The transition to remote learning involved a lot of training for technologies and softwares he wasn’t used to, Neff said, but he’s getting along.
He started at “ground zero,” he added, but adaptation is just part of the job.
“We have to be versatile. That’s one essential thing to be successful in the field of education,” he said. “You can not be set in your ways, you need to be adaptable.”
In his time as a teacher, Neff said he focused most on building relationships with students and teaching them life skills.
In this case, Neff said it didn’t really matter what the subject was, or whether the teaching happened on the field or the wrestling mat.
Looking back over his career, he said he feels he had his priorities focused on making better citizens.
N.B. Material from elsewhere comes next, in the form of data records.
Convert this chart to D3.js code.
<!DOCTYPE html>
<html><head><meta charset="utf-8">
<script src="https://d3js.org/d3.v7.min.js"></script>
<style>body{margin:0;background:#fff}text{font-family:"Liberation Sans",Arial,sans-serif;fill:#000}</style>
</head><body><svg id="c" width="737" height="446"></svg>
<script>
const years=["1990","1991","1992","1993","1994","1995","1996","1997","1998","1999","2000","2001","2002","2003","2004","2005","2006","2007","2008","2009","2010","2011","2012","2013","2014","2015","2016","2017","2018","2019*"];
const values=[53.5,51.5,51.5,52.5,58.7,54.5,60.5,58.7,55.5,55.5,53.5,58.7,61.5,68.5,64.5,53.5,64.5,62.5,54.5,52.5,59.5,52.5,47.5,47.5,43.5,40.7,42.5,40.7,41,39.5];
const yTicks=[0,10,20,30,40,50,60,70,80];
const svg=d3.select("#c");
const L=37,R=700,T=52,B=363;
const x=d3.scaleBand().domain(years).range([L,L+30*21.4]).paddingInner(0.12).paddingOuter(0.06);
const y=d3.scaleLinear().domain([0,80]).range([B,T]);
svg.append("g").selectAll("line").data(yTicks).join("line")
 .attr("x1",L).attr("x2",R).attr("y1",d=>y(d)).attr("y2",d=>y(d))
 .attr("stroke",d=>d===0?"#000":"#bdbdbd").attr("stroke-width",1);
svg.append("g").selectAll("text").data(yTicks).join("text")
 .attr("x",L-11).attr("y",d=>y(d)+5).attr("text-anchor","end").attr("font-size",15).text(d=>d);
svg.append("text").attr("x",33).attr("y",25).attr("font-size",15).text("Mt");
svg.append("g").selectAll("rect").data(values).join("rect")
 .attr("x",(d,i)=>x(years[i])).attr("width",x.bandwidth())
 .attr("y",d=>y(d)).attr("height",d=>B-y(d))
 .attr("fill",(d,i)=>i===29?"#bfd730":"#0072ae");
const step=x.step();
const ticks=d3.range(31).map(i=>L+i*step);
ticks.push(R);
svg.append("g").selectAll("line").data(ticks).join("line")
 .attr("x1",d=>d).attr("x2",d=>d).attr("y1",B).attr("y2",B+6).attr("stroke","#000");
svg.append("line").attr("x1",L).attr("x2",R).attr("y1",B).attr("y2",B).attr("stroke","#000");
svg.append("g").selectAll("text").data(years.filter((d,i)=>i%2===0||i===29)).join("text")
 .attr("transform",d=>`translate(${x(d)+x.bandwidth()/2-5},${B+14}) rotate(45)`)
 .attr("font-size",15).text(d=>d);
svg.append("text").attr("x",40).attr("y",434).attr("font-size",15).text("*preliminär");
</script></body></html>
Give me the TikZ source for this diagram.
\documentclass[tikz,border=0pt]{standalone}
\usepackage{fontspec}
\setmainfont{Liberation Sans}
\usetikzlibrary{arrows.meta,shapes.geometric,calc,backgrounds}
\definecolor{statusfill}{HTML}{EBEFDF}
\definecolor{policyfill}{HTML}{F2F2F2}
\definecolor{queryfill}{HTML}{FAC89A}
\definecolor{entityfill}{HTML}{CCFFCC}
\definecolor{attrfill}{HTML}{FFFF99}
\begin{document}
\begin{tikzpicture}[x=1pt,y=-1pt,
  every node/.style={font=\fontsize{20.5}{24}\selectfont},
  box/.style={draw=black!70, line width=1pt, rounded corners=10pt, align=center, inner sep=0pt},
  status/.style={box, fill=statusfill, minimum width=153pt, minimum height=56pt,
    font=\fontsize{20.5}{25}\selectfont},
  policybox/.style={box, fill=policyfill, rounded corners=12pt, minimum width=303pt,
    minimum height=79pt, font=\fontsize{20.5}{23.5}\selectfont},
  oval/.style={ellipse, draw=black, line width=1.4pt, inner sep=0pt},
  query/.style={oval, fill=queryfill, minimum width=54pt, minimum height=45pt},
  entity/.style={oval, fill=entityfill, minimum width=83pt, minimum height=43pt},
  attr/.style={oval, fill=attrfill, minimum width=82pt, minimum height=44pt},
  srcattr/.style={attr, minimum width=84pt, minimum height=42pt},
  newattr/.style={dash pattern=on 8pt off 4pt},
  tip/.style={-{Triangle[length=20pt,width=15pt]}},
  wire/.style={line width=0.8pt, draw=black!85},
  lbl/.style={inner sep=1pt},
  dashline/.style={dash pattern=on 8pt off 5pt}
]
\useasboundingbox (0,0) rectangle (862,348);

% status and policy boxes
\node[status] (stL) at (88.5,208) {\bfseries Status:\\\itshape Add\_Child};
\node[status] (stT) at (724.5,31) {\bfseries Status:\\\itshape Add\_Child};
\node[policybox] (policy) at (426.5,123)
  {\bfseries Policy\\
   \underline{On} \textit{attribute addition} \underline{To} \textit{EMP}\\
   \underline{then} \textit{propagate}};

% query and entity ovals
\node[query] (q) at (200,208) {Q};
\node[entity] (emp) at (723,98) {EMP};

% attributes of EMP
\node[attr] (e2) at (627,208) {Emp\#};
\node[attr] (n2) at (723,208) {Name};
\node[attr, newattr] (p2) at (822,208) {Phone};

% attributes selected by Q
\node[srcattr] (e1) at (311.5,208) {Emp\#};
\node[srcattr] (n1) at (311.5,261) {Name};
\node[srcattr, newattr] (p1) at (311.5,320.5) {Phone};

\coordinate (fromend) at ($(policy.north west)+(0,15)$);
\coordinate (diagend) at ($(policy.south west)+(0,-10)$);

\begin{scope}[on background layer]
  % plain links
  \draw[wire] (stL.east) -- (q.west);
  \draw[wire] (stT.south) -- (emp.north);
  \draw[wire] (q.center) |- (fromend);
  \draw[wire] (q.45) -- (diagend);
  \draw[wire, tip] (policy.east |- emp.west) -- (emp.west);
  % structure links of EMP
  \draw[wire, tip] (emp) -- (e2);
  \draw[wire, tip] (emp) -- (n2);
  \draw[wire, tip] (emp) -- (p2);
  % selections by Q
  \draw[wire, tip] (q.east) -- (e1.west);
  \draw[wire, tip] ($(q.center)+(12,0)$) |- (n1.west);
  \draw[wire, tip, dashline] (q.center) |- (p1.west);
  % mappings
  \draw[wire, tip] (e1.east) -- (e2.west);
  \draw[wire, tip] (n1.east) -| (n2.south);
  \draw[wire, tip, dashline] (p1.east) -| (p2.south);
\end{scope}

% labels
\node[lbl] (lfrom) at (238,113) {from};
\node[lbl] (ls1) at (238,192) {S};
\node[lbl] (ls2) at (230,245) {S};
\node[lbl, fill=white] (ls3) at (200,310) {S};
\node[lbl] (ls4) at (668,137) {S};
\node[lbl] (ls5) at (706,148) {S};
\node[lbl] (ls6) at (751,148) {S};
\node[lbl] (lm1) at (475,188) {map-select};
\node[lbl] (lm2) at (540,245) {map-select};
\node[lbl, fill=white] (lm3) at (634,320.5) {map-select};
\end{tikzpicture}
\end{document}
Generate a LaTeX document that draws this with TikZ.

“Overall, I think I had my finger on what was important, and that was a work ethic and responsibility and being prepared, and establishing a respectful relationship with students where they could look at me and know that I was telling them the truth,” Neff said. “It doesn’t matter what you’re teaching. We have in our hands very impressionable young people, and we want to leave the right impression. We want to not just say the right things, but show them too, how to get along in life and treat people.”
And while his final semester as a teacher was not the end he’d had in mind, Neff says he’s been living the highlight of his career for the last three years — coaching alongside his son.
“The biggest highlight for me has been being able to work with my son for three years. I’ve been able to go in and be his assistant and helper. I coached him when he was coming through school, and to go in and work side by side with my son, you just get a different rapport with those kids than outside the classroom.”